Abdul Rajjak, an affected villager who lost 5 acres of land, says, “The compensation they gave is just not enough for a family to relocate to a different place and start a new life. I don't have any skills to get a job anywhere at this age, and with no agricultural land to cultivate anymore, I am struggling to feed my family.”
Locals fear that once the project is completed, more people will be displaced and lose their livelihood opportunities. “For us, Sundarbans and the surrounding rivers are our lives.

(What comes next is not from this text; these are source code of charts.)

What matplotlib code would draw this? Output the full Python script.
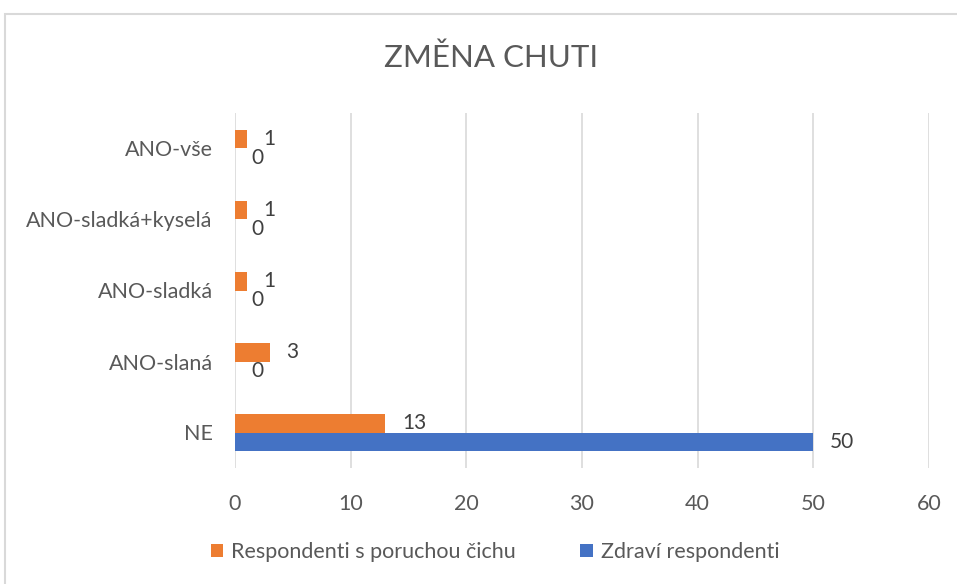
# horizontal grouped bar chart - change of taste
import matplotlib.pyplot as plt
from matplotlib.patches import Rectangle
import numpy as np

plt.rcParams['font.family'] = ['Lato', 'DejaVu Sans']

categories = ['NE', 'ANO-slaná', 'ANO-sladká', 'ANO-sladká+kyselá', 'ANO-vše']
smell_disorder = [13, 3, 1, 1, 1]
healthy = [50, 0, 0, 0, 0]
series_names = ['Respondenti s poruchou čichu', 'Zdraví respondenti']
title = 'ZMĚNA CHUTI'

orange = '#ED7D31'
blue = '#4472C4'
text_gray = '#595959'

fig = plt.figure(figsize=(9.57, 5.84), dpi=100)
ax = fig.add_axes([235 / 957, 116 / 584, 694 / 957, 355 / 584])

y = np.arange(len(categories))
h = 0.26
bars_o = ax.barh(y + h / 2, smell_disorder, height=h, color=orange, label=series_names[0], zorder=3)
bars_b = ax.barh(y - h / 2, healthy, height=h, color=blue, label=series_names[1], zorder=3)

# data labels to the right of each bar
for bars, vals in ((bars_o, smell_disorder), (bars_b, healthy)):
    for b, v in zip(bars, vals):
        ax.annotate(str(v), (b.get_width(), b.get_y() + b.get_height() / 2),
                    xytext=(12, 0), textcoords='offset points',
                    ha='left', va='center', fontsize=15, color='#404040')

ax.set_xlim(0, 60)
ax.set_ylim(-0.5, len(categories) - 0.5)
ax.set_xticks(np.arange(0, 61, 10))
ax.set_yticks(y)
ax.set_yticklabels(categories)
ax.grid(axis='x', color='#d9d9d9', linewidth=1.2, zorder=0)
for s in ax.spines.values():
    s.set_visible(False)
ax.tick_params(axis='both', length=0, labelsize=15.5, colors=text_gray)
ax.tick_params(axis='x', pad=19)
ax.tick_params(axis='y', pad=16)

fig.text(491 / 957, 1 - 58 / 584, title, ha='center', va='center',
         fontsize=22.5, color=text_gray)

handles = [bars_o, bars_b]
fig.legend(handles, series_names, loc='center', bbox_to_anchor=(495 / 957, 1 - 552 / 584),
           ncol=2, frameon=False, fontsize=15.5, labelcolor=text_gray,
           handlelength=0.6, handleheight=0.6, handletextpad=0.35, columnspacing=3.0)

# chart area border
fig.patches.append(Rectangle((5 / 957, -0.1), 1.0, (584 - 14) / 584 + 0.1,
                             transform=fig.transFigure, fill=False,
                             edgecolor='#d9d9d9', linewidth=1.5))

fig.savefig('out.png', dpi=100)
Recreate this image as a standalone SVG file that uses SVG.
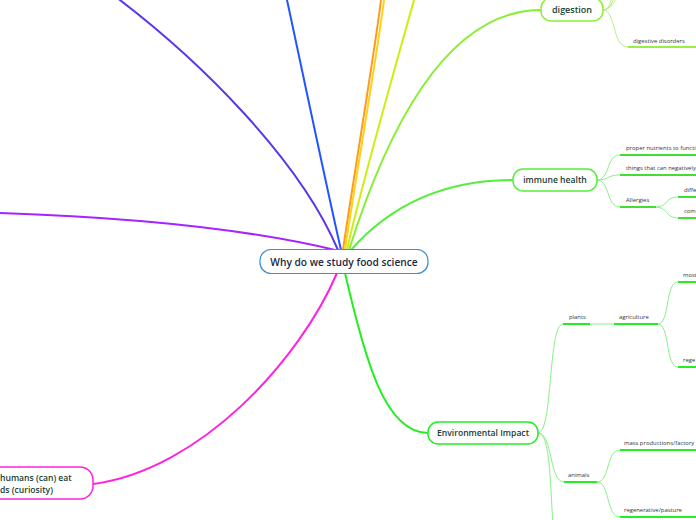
<svg xmlns="http://www.w3.org/2000/svg" width="696" height="520" viewBox="0 0 696 520">
<style>
.main{fill:none;stroke-width:2;stroke-linecap:round}
.sub{fill:none;stroke-width:1}
.ul{fill:none;stroke-width:2}
.nodet{font-family:"Open Sans","Noto Sans",sans-serif;font-weight:600;fill:#163d33;text-anchor:middle}
.lbl{font-family:"Open Sans","Noto Sans",sans-serif;font-size:5.9px;fill:#333}
</style>
<rect width="696" height="520" fill="#fff"/>
<g id="connectors">
<path class="main" stroke="#5a36ee" d="M112,-6 C200,60 300,160 338,250"/>
<path class="main" stroke="#2255ff" d="M287,0 C300,60 325,180 341,250"/>
<path class="main" stroke="#ff9a1f" d="M381,0 C375,50 350,200 343,250"/>
<path class="main" stroke="#ffd21a" d="M384,0 C378,50 352,200 345,250"/>
<path class="main" stroke="#ccee11" d="M414,0 C400,50 360,190 347,250"/>
<path class="main" stroke="#8aee33" d="M349,250 C390,120 450,10 541,10"/>
<path class="main" stroke="#55ee3a" d="M351,250 C395,200 450,180 513,180"/>
<path class="main" stroke="#a722ff" d="M0,213 C150,218 260,232 335,250"/>
<path class="main" stroke="#ff22dd" d="M93,484 C200,470 300,360 337,273"/>
<path class="main" stroke="#22ee22" d="M345,273 C365,360 385,433 428,433"/>
<path class="sub" stroke="#b5f08a" d="M603,10 C612,10 610,-4 615,-12"/>
<path class="sub" stroke="#b5f08a" d="M603,10 C614,9 613,-6 619,-14"/>
<path class="sub" stroke="#b5f08a" d="M603,10 C616,8 616,-6 622,-12"/>
<path class="sub" stroke="#b5f08a" d="M603,10 C616,10 612,47 628,47"/>
<path class="ul" stroke="#99ee44" d="M628,47 H696"/>
<path class="sub" stroke="#8ef08a" d="M597,180 C610,180 606,155 620,155"/>
<path class="ul" stroke="#44dd33" d="M620,155 H696"/>
<path class="sub" stroke="#8ef08a" d="M597,180 C610,180 606,175 620,175"/>
<path class="ul" stroke="#44dd33" d="M620,175 H696"/>
<path class="sub" stroke="#8ef08a" d="M597,180 C610,180 606,207 620,207"/>
<path class="ul" stroke="#44dd33" d="M620,207 H656"/>
<path class="sub" stroke="#8ef08a" d="M656,207 C668,207 665,197 678,197"/>
<path class="ul" stroke="#44dd33" d="M678,197 H696"/>
<path class="sub" stroke="#8ef08a" d="M656,207 C668,207 665,218 678,218"/>
<path class="ul" stroke="#44dd33" d="M678,218 H696"/>
<path class="sub" stroke="#88f088" d="M538,433 C553,433 548,324 563,324"/>
<path class="ul" stroke="#22ee22" d="M563,324 H590"/>
<path class="sub" stroke="#88f088" d="M590,324 H614"/>
<path class="ul" stroke="#22ee22" d="M614,324 H658"/>
<path class="sub" stroke="#88f088" d="M658,324 C670,324 665,282 678,282"/>
<path class="ul" stroke="#22ee22" d="M678,282 H696"/>
<path class="sub" stroke="#88f088" d="M658,324 C670,324 665,367 678,367"/>
<path class="ul" stroke="#22ee22" d="M678,367 H696"/>
<path class="sub" stroke="#88f088" d="M538,433 C553,433 549,482 564,482"/>
<path class="ul" stroke="#22ee22" d="M564,482 H597"/>
<path class="sub" stroke="#88f088" d="M597,482 C610,482 606,450 620,450"/>
<path class="ul" stroke="#22ee22" d="M620,450 H696"/>
<path class="sub" stroke="#88f088" d="M597,482 C610,482 606,517 620,517"/>
<path class="ul" stroke="#22ee22" d="M620,517 H696"/>
<path class="sub" stroke="#88f088" d="M538,433 C550,433 550,480 553,525"/>
</g>
<g id="central">
<rect x="260" y="249.5" width="168" height="24" rx="11" fill="#fff" stroke="#3a8fd4" stroke-width="1.2"/>
<text class="nodet" x="344" y="265.5" font-size="10.2" style="fill:#1b2747">Why do we study food science</text>
</g>
<g id="digestion">
<rect x="541" y="-2" width="62" height="23" rx="10" fill="#fff" stroke="#8aee33" stroke-width="1.5"/>
<text class="nodet" x="572" y="13" font-size="9">digestion</text>
</g>
<g id="digestive-disorders"><text class="lbl" x="633" y="42.5">digestive disorders</text></g>
<g id="immune">
<rect x="513" y="169" width="84" height="22" rx="10" fill="#fff" stroke="#55ee3a" stroke-width="1.5"/>
<text class="nodet" x="555" y="183" font-size="8.6">immune health</text>
</g>
<g id="proper-nutrients"><text class="lbl" x="626" y="149.5">proper nutrients to functi</text></g>
<g id="things-negatively"><text class="lbl" x="626" y="169.5">things that can negatively</text></g>
<g id="allergies"><text class="lbl" x="626" y="202">Allergies</text></g>
<g id="diffe"><text class="lbl" x="684" y="191.5">diffe</text></g>
<g id="com"><text class="lbl" x="684" y="212.5">com</text></g>
<g id="environmental">
<rect x="428" y="422" width="110" height="22" rx="10" fill="#fff" stroke="#22ee22" stroke-width="1.5"/>
<text class="nodet" x="483" y="436" font-size="8.6">Environmental Impact</text>
</g>
<g id="plants"><text class="lbl" x="569" y="319">plants</text></g>
<g id="agriculture"><text class="lbl" x="619" y="319">agriculture</text></g>
<g id="most"><text class="lbl" x="683" y="277">most</text></g>
<g id="rege"><text class="lbl" x="683" y="362">rege</text></g>
<g id="animals"><text class="lbl" x="568" y="477">animals</text></g>
<g id="mass-productions"><text class="lbl" x="624" y="445">mass productions/factory</text></g>
<g id="regenerative"><text class="lbl" x="624" y="512">regenerative/pasture</text></g>
<g id="curiosity">
<rect x="-40" y="467" width="133" height="32" rx="13" fill="#fff" stroke="#ff22dd" stroke-width="1.5"/>
<text class="nodet" x="0" y="481" font-size="8.6" style="text-anchor:start">humans (can) eat</text>
<text class="nodet" x="0" y="493" font-size="8.6" style="text-anchor:start">ds (curiosity)</text>
</g>
</svg>
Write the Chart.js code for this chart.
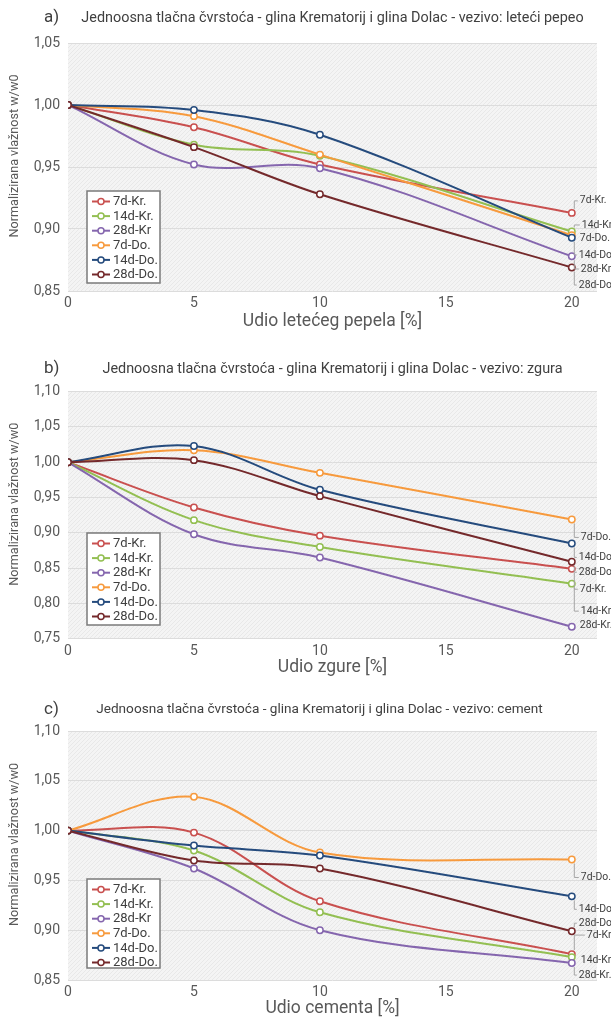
<!DOCTYPE html>
<html>
<head>
<meta charset="utf-8">
<title>Jednoosna tlačna čvrstoća - normalizirana vlažnost</title>
<script src="https://cdn.jsdelivr.net/npm/chart.js@4/dist/chart.umd.min.js"></script>
<style>
  html, body { margin: 0; padding: 0; background: #ffffff; }
  .panel { position: absolute; left: 0; width: 611px; height: 340px; }
  canvas { display: block; }
</style>
</head>
<body>
<div class="panel" style="top:0px"><canvas id="chartFlyAsh" width="611" height="340"></canvas></div>
<div class="panel" style="top:340px"><canvas id="chartSlag" width="611" height="340"></canvas></div>
<div class="panel" style="top:680px"><canvas id="chartCement" width="611" height="340"></canvas></div>

<script>
// Binder content on the x axis (%)
const additivePercent = [0, 5, 10, 20];

// Series: curing time (7/14/28 days) and clay (Kr. = Krematorij, Do. = Dolac)
const seriesNames = ['7d-Kr.', '14d-Kr.', '28d-Kr', '7d-Do.', '14d-Do.', '28d-Do.'];

// a) binder: fly ash — normalized moisture w/w0, one row per series
const flyAshRatios = [
  [1.000, 0.982, 0.952, 0.913],
  [1.000, 0.968, 0.959, 0.898],
  [1.000, 0.952, 0.949, 0.878],
  [1.000, 0.991, 0.960, 0.895],
  [1.000, 0.996, 0.976, 0.893],
  [1.000, 0.966, 0.928, 0.869]
];

// b) binder: slag
const slagRatios = [
  [1.000, 0.936, 0.896, 0.849],
  [1.000, 0.918, 0.880, 0.828],
  [1.000, 0.898, 0.865, 0.767],
  [1.000, 1.017, 0.985, 0.919],
  [1.000, 1.023, 0.961, 0.885],
  [1.000, 1.003, 0.952, 0.859]
];

// c) binder: cement
const cementRatios = [
  [1.000, 0.998, 0.929, 0.876],
  [1.000, 0.980, 0.918, 0.873],
  [1.000, 0.962, 0.900, 0.867],
  [1.000, 1.034, 0.978, 0.971],
  [1.000, 0.985, 0.975, 0.934],
  [1.000, 0.970, 0.962, 0.899]
];

// Labels written next to the last point of each series
const flyAshEndLabels = ['7d-Kr.', '14d-Kr', '28d-Kr.', '7d-Do.', '14d-Do', '28d-Do'];
const slagEndLabels   = ['7d-Kr.', '14d-Kr', '28d-Kr.', '7d-Do.', '14d-Do', '28d-Do'];
const cementEndLabels = ['7d-Kr', '14d-Kr.', '28d-Kr.', '7d-Do.', '14d-Do', '28d-Do'];

const yAxisTitle = 'Normalizirana vlažnost w/w0';

// ---- styling ----
const lineColors = ['#c9504f', '#93bf52', '#8566ae', '#f79a3d', '#254b7d', '#74292b'];
const textColor = '#404040';
const tickColor = '#595959';
const FONT = 'Roboto, "Noto Sans", "DejaVu Sans", sans-serif';

Chart.defaults.font.family = FONT;
Chart.defaults.color = tickColor;

function hatchPattern(ctx) {
  const c = document.createElement('canvas');
  c.width = 4; c.height = 4;
  const g = c.getContext('2d');
  g.fillStyle = '#f4f4f4';
  g.fillRect(0, 0, 4, 4);
  g.fillStyle = '#e8e8e8';
  for (let i = 0; i < 4; i++) g.fillRect(i, 3 - i, 1, 1);
  return ctx.createPattern(c, 'repeat');
}

// Plot background, panel heading, y title, in-plot legend and end-of-line labels
const panelDecor = {
  id: 'panelDecor',
  beforeDraw(chart) {
    const { ctx, chartArea: a } = chart;
    ctx.save();
    ctx.fillStyle = hatchPattern(ctx);
    ctx.fillRect(a.left, a.top, a.right - a.left, a.bottom - a.top);
    ctx.restore();
  },
  afterDraw(chart, args, opts) {
    const { ctx, chartArea: a } = chart;
    ctx.save();

    // heading
    ctx.fillStyle = textColor;
    ctx.textBaseline = 'middle';
    ctx.textAlign = 'left';
    ctx.font = '17px ' + FONT;
    ctx.fillText(opts.tag, 44, opts.titleY);
    ctx.font = opts.titleSize + 'px ' + FONT;
    ctx.textAlign = 'center';
    ctx.fillText(opts.title, (a.left + a.right) / 2 + opts.titleShift, opts.titleY);

    // rotated y-axis title, sitting a little above the plot's middle
    ctx.save();
    ctx.translate(15, (a.top + a.bottom) / 2 - 11);
    ctx.rotate(-Math.PI / 2);
    ctx.font = '12.6px ' + FONT;
    ctx.fillStyle = tickColor;
    ctx.textAlign = 'center';
    ctx.fillText(yAxisTitle, 0, 0);
    ctx.restore();

    // end-of-line labels with leader lines
    ctx.font = '10.4px ' + FONT;
    ctx.textAlign = 'left';
    chart.data.datasets.forEach((ds, i) => {
      const meta = chart.getDatasetMeta(i);
      const pt = meta.data[meta.data.length - 1];
      const [dx, dy] = opts.endOffsets[i];
      const lx = pt.x + dx, ly = pt.y + dy;
      if (Math.abs(dy) > 5) {
        const s = dy > 0 ? 1 : -1;
        ctx.strokeStyle = '#a6a6a6';
        ctx.lineWidth = 1;
        ctx.beginPath();
        ctx.moveTo(pt.x + 2.5, pt.y + s * 4);
        ctx.lineTo(pt.x + 2.5, ly);
        ctx.lineTo(lx - 2, ly);
        ctx.stroke();
      }
      ctx.fillStyle = textColor;
      ctx.fillText(opts.endLabels[i], lx, ly);
    });

    // legend box
    const L = opts.legend;
    ctx.fillStyle = '#ffffff';
    ctx.fillRect(L.x, L.y, L.w, L.h);
    ctx.strokeStyle = '#7a7a7a';
    ctx.lineWidth = 1.5;
    ctx.strokeRect(L.x, L.y, L.w, L.h);
    ctx.font = '13px ' + FONT;
    chart.data.datasets.forEach((ds, i) => {
      const cy = L.y + 10.5 + i * 14.6;
      ctx.strokeStyle = ds.borderColor;
      ctx.lineWidth = 2;
      ctx.beginPath();
      ctx.moveTo(L.x + 5, cy);
      ctx.lineTo(L.x + 23, cy);
      ctx.stroke();
      ctx.beginPath();
      ctx.arc(L.x + 14, cy, 3, 0, Math.PI * 2);
      ctx.fillStyle = '#ffffff';
      ctx.fill();
      ctx.lineWidth = 1.5;
      ctx.stroke();
      ctx.fillStyle = textColor;
      ctx.textAlign = 'left';
      ctx.fillText(ds.label, L.x + 26, cy + 0.5);
    });
    ctx.restore();
  }
};

function fmtComma(v) { return v.toFixed(2).replace('.', ','); }

function buildChart(id, rows, p) {
  const datasets = rows.map((vals, i) => ({
    label: seriesNames[i],
    data: additivePercent.map((x, k) => ({ x: x, y: vals[k] })),
    borderColor: lineColors[i],
    backgroundColor: '#ffffff',
    pointBackgroundColor: '#ffffff',
    pointBorderColor: lineColors[i],
    pointBorderWidth: 1.5,
    pointRadius: 3.2,
    borderWidth: 2,
    tension: 0.35,
    order: rows.length - i
  }));

  return new Chart(document.getElementById(id), {
    type: 'line',
    data: { datasets },
    options: {
      responsive: false,
      animation: false,
      layout: { padding: { left: 0, top: p.top, right: 14, bottom: 0 } },
      plugins: {
        legend: { display: false },
        tooltip: { enabled: false },
        panelDecor: {
          tag: p.tag, title: p.title, titleY: p.titleY,
          titleSize: p.titleSize, titleShift: p.titleShift,
          endLabels: p.endLabels, endOffsets: p.endOffsets, legend: p.legend
        }
      },
      scales: {
        x: {
          type: 'linear',
          min: 0, max: 21,
          grid: { display: false, drawTicks: false },
          border: { display: false },
          ticks: {
            stepSize: 5, includeBounds: false, padding: p.xTickPad,
            color: tickColor, font: { size: 14 }
          },
          title: {
            display: true, text: p.xTitle, color: tickColor,
            font: { size: 17.5 }, padding: { top: 0, bottom: p.xTitlePad }
          },
          afterFit(scale) { scale.height = p.xAxisHeight; }
        },
        y: {
          min: p.yMin, max: p.yMax,
          grid: { color: '#dcdcdc', lineWidth: 1, drawTicks: false },
          border: { display: false },
          ticks: {
            stepSize: 0.05, padding: 8, color: tickColor, font: { size: 14 },
            callback: (v) => fmtComma(v)
          },
          afterFit(scale) { scale.width = 68; }
        }
      }
    },
    plugins: [panelDecor]
  });
}

buildChart('chartFlyAsh', flyAshRatios, {
  tag: 'a)',
  title: 'Jednoosna tlačna čvrstoća - glina Krematorij i glina Dolac - vezivo: leteći pepeo',
  titleY: 18, titleSize: 14.4, titleShift: 0,
  top: 43, xAxisHeight: 49, xTickPad: 4, xTitlePad: 7.5,
  yMin: 0.85, yMax: 1.05,
  xTitle: 'Udio letećeg pepela [%]',
  endLabels: flyAshEndLabels,
  endOffsets: [[8, -12], [10, -6.5], [9, 12.7], [8, 2.8], [7, 17.3], [7, 17.6]],
  legend: { x: 87, y: 191, w: 73, h: 92 }
});

buildChart('chartSlag', slagRatios, {
  tag: 'b)',
  title: 'Jednoosna tlačna čvrstoća - glina Krematorij i glina Dolac - vezivo: zgura',
  titleY: 29, titleSize: 14.4, titleShift: 0,
  top: 51.7, xAxisHeight: 41.3, xTickPad: 4, xTitlePad: 2,
  yMin: 0.75, yMax: 1.10,
  xTitle: 'Udio zgure [%]',
  endLabels: slagEndLabels,
  endOffsets: [[8, 20.4], [9, 27.5], [8, -1.7], [9, 18], [7, 14], [7, 10.5]],
  legend: { x: 87, y: 193, w: 73, h: 92 }
});

buildChart('chartCement', cementRatios, {
  tag: 'c)',
  title: 'Jednoosna tlačna čvrstoća - glina Krematorij i glina Dolac - vezivo: cement',
  titleY: 30, titleSize: 13.6, titleShift: -13,
  top: 51, xAxisHeight: 40, xTickPad: 4, xTitlePad: 0.5,
  yMin: 0.85, yMax: 1.10,
  xTitle: 'Udio cementa [%]',
  endLabels: cementEndLabels,
  endOffsets: [[15, -19], [9, 3], [7, 12], [9, 18], [7, 13], [7, -8]],
  legend: { x: 87, y: 199, w: 73, h: 89 }
});
</script>
</body>
</html>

But they want to dump wastes in it, pollute it, kill our fish and vegetation, and then, when we're out of jobs, dangle jobs at the factory in front of our noses,” says a frustrated Jahid Hasan, also a victim. “We don't have any hopes that we'll get jobs in the plant”
The 1,320 MW coal based power plant is supposed to hire 4,000 people for construction purposes and 600 people once the plant is operational. Jamil, also joint secretary of BAPA, argues, “The workers who would be hired by the project are mostly skilled workers, but the people of the area are farmers, fishermen or manual labourers. How many of them will get jobs in the end when the plant is operational? In fact, as outsiders move in to get these skilled jobs, more locals will be displaced.”
Local activists and villagers state that they have protested the land acquisition process – which, they claim, was done without following due process – and the Rampal project since 2010, but the authorities have not paid heed to their protests. Instead, they have been constantly harassed, threatened and assaulted by powerful quarters; and false cases have been filed against six of them.
“The authorities have cracked down on protests organised by different groups, declaring Section 144 to stop us from gathering, and beaten us with the help of law enforcement and thugs. They've threatened to make arrests if we showed up at protests. An activist's house was set on fire. Many people who were with us in the beginning are now afraid to speak up, as they and their families are specifically targeted by the powers-that-be if they are too vocal,” Forrukh Hasan Jewel, an activist from Bagerhat.
WHO DO WE TRUST?
The people's protests have, thus far, fallen on deaf ears of the government, which insists that no environmental laws or regulations will be flouted in the process of establishing the plant. The government has also stated that it trusts NTPC to follow up on its promises to maintain the environmental standards and protect the Sundarbans. But why, one may ask, are we trusting this entity called NTPC and what does it stand for anyway?
In a recent study conducted by the Centre for Science and Environment in India, NTPC was considered the worst polluter in an objective performance rating for 47 Indian coal-fired power plants. The study claims that the Indian company was secretive and non-transparent in its operations, and that it hid its poor operational record from the research organisation. The report also mentions that Indian plants fell well below global performance benchmarks for efficiency and pollution controls in comparison to coal plants elsewhere.
“The study is certainly worrying because it clearly shows the kind of company the government has chosen to trust. If their track record is so poor in their own country, why should we believe that it's not going to be worse in Bangladesh, a country where there is such poor environmental governance and monitoring?” asks Rezwana.
Environmentalists across the board believe that the coal power plant should be relocated without any delay. Although the project is underway and construction work has begun, the cost of relocating would be insignificant, they argue, to the cost to the Sundarbans – and to Bangladesh at large – if we go ahead with the project.
But with the government refusing to see or hear no evil, who are we to turn to, to protect our Sundarbans from the imminent threat of destruction?